The Golden Supper
(1910) United States of America
B&W : One reel / 998 feet
Directed by D.W. Griffith
Cast: Edwin August [Julian], Dorothy West [Camilla], Charles H. West [Lionel], Claire McDowell, Alfred Paget
Biograph Company production; distributed by Biograph Company. / Scenario by Dorothy West, from the poem “A Lover’s Tale” by Alfred Lord Tennyson. / © 15 December 1910 by Biograph Company [J148744]. Released 12 December 1910. / Standard 35mm spherical 1.33:1 format. / The film was rereleased in the USA by Biograph Company on 27 March 1916.
Drama.
Synopsis: [The Moving Picture World, 17 December 1910, page ?] Julian loves his cousin and foster sister Camilla, who is wooed and won by Lionel, his friend and rival. He is a witness to their marriage and after the ceremony he departs heartbroken to his own house. Utopian was the existence of Lionel and Camilla, until some time later Camilla is seized with a serious illness, and Lionel’s grief knew no bounds when he heard ‘That low knell tolling his lady dead.’ ‘She had lain three days without a pulse, all that look’d on her had pronounced her dead. So they bore her—for in Julian’s land they never nail a dumb head up in elm—bore her free-faced to the free airs of heaven, and laid her in the vault of her own kin.’ Julian learns of the death of Camilla, and hastens to the house, arriving in time to see the funeral cortège moving slowly towards the sepulcher. Following in its wake he exclaims, ‘Now, now, will I go down into the grave; I will be all alone with all I love.’ So after the train had departed from the vault, Julian enters ‘and at the far end of the vault he saw Camilla with the moonlight on her face: All the rest of her drowned in the gloom and horror of the vault.’ Bending over, he kisses her hand, and ‘tis then he finds her supposed death is but as sleep, for she revives from out the trance. ‘He raised her softly, and wrapping her all over with the cloak he wore, bore her through the solitary land back to the mother’s house where she was born.’ Conquering his desire, he goes to bring back Lionel, her husband. Meanwhile Lionel, grief-stricken, determines to become a recluse, going to the deserted cliffs overlooking the sea, where he secures from an old mendicant his thatched hut. After a search, Lionel is located through the meeting of the old man and the searching party. He refuses to go back as he is yet ignorant of Camilla’s resuscitation, and so is taken by force. To effect a meeting of Lionel and Camilla without a shock, Julian arranges the Golden Supper, a custom in the East when a man bestowed upon his honored guest his most valued treasure, and acting upon Camilla’s injunction, ‘You have given me life and love again, and none but you yourself shall tell him of it, and you shall give me back when he returns.’ Julian presents Camilla to Lionel during this supper. Lionel at first cannot realize the truth; he seems to be dreaming, but positive material manifestations awaken him to the reality. Julian’s duty performed, he leaves forever.

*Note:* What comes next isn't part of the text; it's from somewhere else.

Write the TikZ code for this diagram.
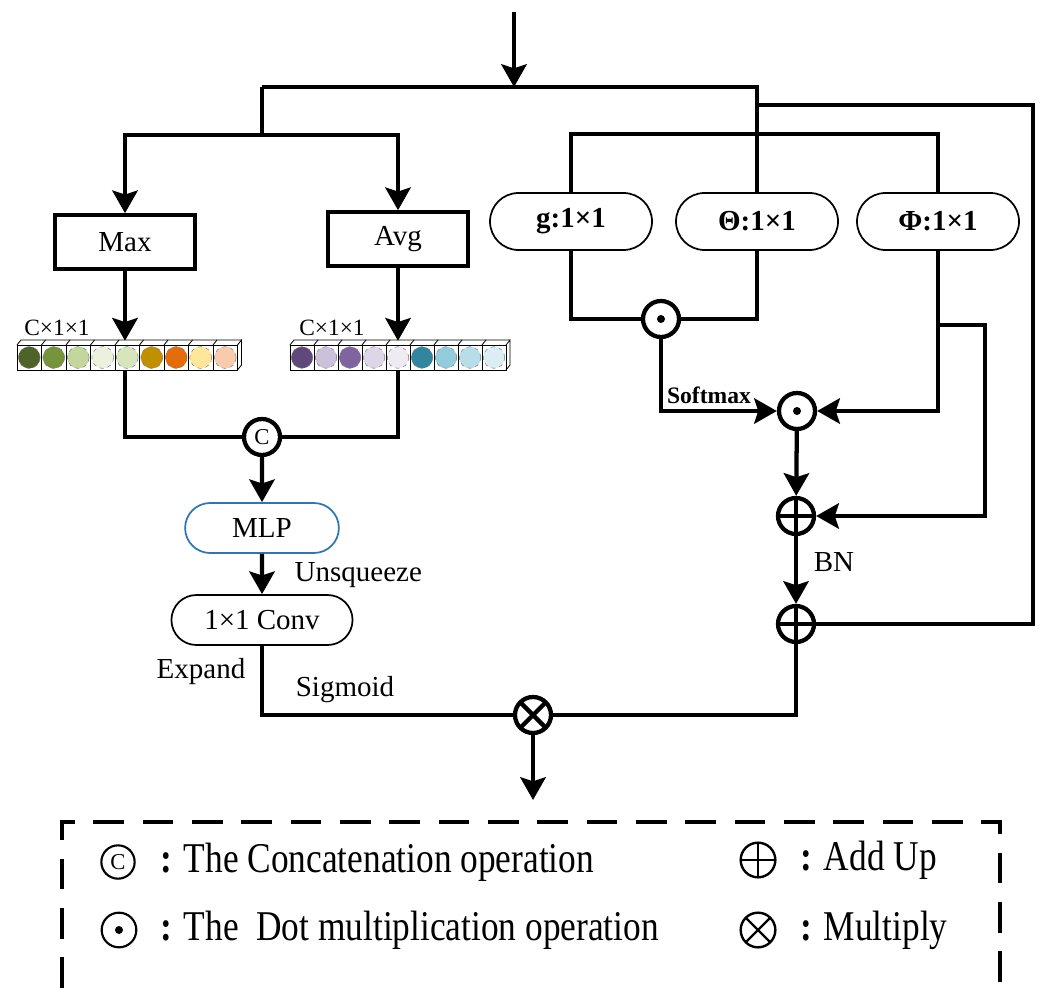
\documentclass[tikz,border=0pt]{standalone}
\usepackage{fontspec}
\usepackage{graphicx}
\setmainfont{Liberation Serif}
\usetikzlibrary{arrows.meta,shapes.misc,calc}
\tikzset{>={Stealth[length=17pt,width=19pt,inset=3pt]}}

% cube colours of the two pooled vectors
\definecolor{mlpblue}{HTML}{2E75B6}
\definecolor{mxA}{HTML}{4F6228}\definecolor{mxB}{HTML}{77933C}\definecolor{mxC}{HTML}{C3D69B}
\definecolor{mxD}{HTML}{EBF1DE}\definecolor{mxE}{HTML}{D7E4BC}\definecolor{mxF}{HTML}{BF9000}
\definecolor{mxG}{HTML}{E46C0A}\definecolor{mxH}{HTML}{FFE699}\definecolor{mxI}{HTML}{F8CBAD}
\definecolor{avA}{HTML}{5F497A}\definecolor{avB}{HTML}{CCC1DA}\definecolor{avC}{HTML}{8064A2}
\definecolor{avD}{HTML}{DCD6E6}\definecolor{avE}{HTML}{EEEBF3}\definecolor{avF}{HTML}{31859C}
\definecolor{avG}{HTML}{93CDDD}\definecolor{avH}{HTML}{B7DEE8}\definecolor{avI}{HTML}{DAEEF3}

\newcommand\legendtext[1]{\scalebox{1}[1.2]{#1}}

\begin{document}
\begin{tikzpicture}[x=0.75pt,y=-0.75pt,
    font=\fontsize{21.75pt}{26pt}\selectfont,
    wire/.style={line width=3.2pt},
    poolbox/.style={draw, line width=3.2pt, minimum width=105pt, minimum height=40pt, inner sep=0pt},
    pill/.style={draw, rounded rectangle, line width=1.3pt, minimum width=121.5pt, minimum height=42.75pt, inner sep=0pt,
        font=\fontsize{21.75pt}{26pt}\selectfont\bfseries},
    cube/.style={line width=0.6pt},
    opnode/.style={circle, draw, line width=#1, minimum size=27pt, inner sep=0pt},
    opnode/.default=3.2pt,
    catop/.style={opnode=#1, font=\fontsize{17pt}{17pt}\selectfont},
    catop/.default=3.2pt,
    dotop/.style={opnode=#1, path picture={\fill (path picture bounding box.center) circle (3pt);}},
    dotop/.default=3.2pt,
    plusop/.style={opnode=#1, path picture={\draw[line width=#1]
        (path picture bounding box.north) -- (path picture bounding box.south)
        (path picture bounding box.west) -- (path picture bounding box.east);}},
    plusop/.default=3.2pt,
    mulop/.style={opnode=#1, path picture={\draw[line width=#1]
        (path picture bounding box.north west) -- (path picture bounding box.south east)
        (path picture bounding box.north east) -- (path picture bounding box.south west);}},
    mulop/.default=3.2pt,
    legend/.style={anchor=west, inner sep=0pt, font=\fontsize{26.5pt}{30pt}\selectfont},
]
\useasboundingbox (0,0) rectangle (1044,988);

% channel branch
\node[poolbox] (maxb) at (125,242) {Max};
\node[poolbox] (avgb) at (398,239) {Avg};
\node[inner sep=0pt, minimum width=168pt, minimum height=21.75pt] (barL) at (129,355.5) {};
\node[inner sep=0pt, minimum width=165pt, minimum height=21.75pt] (barR) at (400,355.5) {};
\node[font=\fontsize{17.5pt}{18pt}\selectfont] at (57,328) {C×1×1};
\node[font=\fontsize{17.5pt}{18pt}\selectfont] at (332,328) {C×1×1};
\node[catop] (cat) at (262,437) {C};
\node[draw=mlpblue, rounded rectangle, line width=1.3pt, minimum width=122pt, minimum height=37.5pt] (mlp) at (262,528) {MLP};
\node[draw, rounded rectangle, line width=1.3pt, minimum width=142.5pt, minimum height=37.5pt] (conv) at (262,620) {1×1 Conv};

% non-local branch
\node[pill] (g) at (571,221.5) {g:1×1};
\node[pill] (theta) at (757,221.5) {Θ:1×1};
\node[pill] (phi) at (938,221.5) {Φ:1×1};
\node[dotop] (dot1) at (661,319) {};
\node[dotop] (dot2) at (797,411) {};
\node[plusop] (add1) at (796,516) {};
\node[plusop] (add2) at (796,624) {};
\node[mulop] (mul) at (533,715) {};

% pooled vectors
\foreach \col [count=\i from 0] in {mxA,mxB,mxC,mxD,mxE,mxF,mxG,mxH,mxI} {
    \pgfmathsetmacro\xa{17+24.5*\i}
    \draw[cube] (\xa,345) rectangle ++(24.5,25);
    \draw[cube] (\xa,345) -- ++(4,-5) -- ++(24.5,0);
    \fill[\col] (\xa+12.25,357.5) circle (8.2pt);
    \draw[gray, dashed, line width=0.4pt] (\xa+12.25,357.5) circle (8.2pt);
}
\draw[cube] (237.5,345) -- ++(4,-5) -- ++(0,25) -- ++(-4,5);
\foreach \col [count=\i from 0] in {avA,avB,avC,avD,avE,avF,avG,avH,avI} {
    \pgfmathsetmacro\xa{290+24*\i}
    \draw[cube] (\xa,345) rectangle ++(24,25);
    \draw[cube] (\xa,345) -- ++(4,-5) -- ++(24,0);
    \fill[\col] (\xa+12,357.5) circle (8.1pt);
    \draw[gray, dashed, line width=0.4pt] (\xa+12,357.5) circle (8.1pt);
}
\draw[cube] (506,345) -- ++(4,-5) -- ++(0,25) -- ++(-4,5);

% connectors
\coordinate (src) at (514,12);
\coordinate (top) at (514,87);
\coordinate (topl) at (262,87);
\coordinate (topr) at (757,87);
\coordinate (split) at (262,135);
\coordinate (skip) at (757,105);
\coordinate (skipr) at (1033,105);
\coordinate (phib) at (938,325);
\coordinate (phir) at (985,325);
\coordinate (out) at (533,800);

\draw[wire,->] (src) -- (top);
\draw[wire] (topl) -- (topr) -- (theta.north);
\draw[wire] (topl) -- (split);
\draw[wire,->] (split) -| (maxb.north);
\draw[wire,->] (split) -| (avgb.north);
\draw[wire] (skip) -- (skipr) |- (add2.east);
\draw[wire] (g.north) -- ++(0,-58) -| (phi.north);

\draw[wire,->] (maxb.south) -- (maxb.south |- barL.north);
\draw[wire,->] (avgb.south) -- (avgb.south |- barR.north);
\draw[wire] (maxb.south |- barL.south) |- (cat.west);
\draw[wire] (avgb.south |- barR.south) |- (cat.east);
\draw[wire,->] (cat) -- (mlp);
\draw[wire,->] (mlp) -- (conv);
\node[anchor=west] at (290,575) {Unsqueeze};
\draw[wire] (conv.south) |- (mul.west);
\node at (201,672) {Expand};
\node at (345,690) {Sigmoid};
\draw[wire,->] (mul) -- (out);

\draw[wire] (g.south) |- (dot1.west);
\draw[wire] (theta.south) |- (dot1.east);
\draw[wire,->] (dot1.south) |- (dot2.west);
\node[font=\fontsize{17.7pt}{18pt}\selectfont\bfseries] at (709,395) {Softmax};
\draw[wire,->] (phi.south) |- (dot2.east);
\draw[wire,->] (phib) -- (phir) |- (add1.east);
\draw[wire,->] (dot2) -- (add1);
\draw[wire,->] (add1) -- (add2);
\node at (834,562) {BN};
\draw[wire] (add2.south) |- (mul.east);

% legend
\draw[line width=2.6pt, dash pattern=on 23pt off 14pt] (62,988) -- (62,822) -- (1000,822) -- (1000,988);
\node[catop=1.6pt, minimum size=25pt] (lcat) at (118,862) {C};
\node[dotop=1.6pt, minimum size=26pt] (ldot) at (119,930) {};
\node[plusop=1.8pt, minimum size=26pt] (ladd) at (758,860) {};
\node[mulop=1.8pt, minimum size=26pt] (lmul) at (758,930) {};
\node[legend] at (160,862) {\legendtext{\textbf{:} The Concatenation operation}};
\node[legend] at (160,930) {\legendtext{\textbf{:} The\ \ Dot multiplication operation}};
\node[legend] at (800,860) {\legendtext{\textbf{:} Add Up}};
\node[legend] at (800,930) {\legendtext{\textbf{:} Multiply}};
\end{tikzpicture}
\end{document}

Reviews: [The Moving Picture World, 24 December 1910, page ?] The theme of this story is well known to all readers as it is told by Bocaccio and as it appears in the sequel to Tennyson’s ‘The Lovers’ Tale.’ It is a love story, made remarkable by the fact that the woman’s former lover restores her to consciousness and returns her to her husband. While all this may be understood by the person who has read Bocaccio, it is quite probable that a good many in every audience will not know what it means. The sub-titles help, but it must be admitted that unless one is familiar with the origin of the story it is more or less obscure. A golden supper may be quite the proper place in dreamland to return what one most desires, but in motion picture land it requires something more than the scenes and the sub-titles to make it intelligible.
Survival status: (unknown)
Current rights holder: Public domain [USA].
Listing updated: 7 August 2023.
References: Barry-Griffith p. 42; Spehr-American p. 2 : Website-AFI.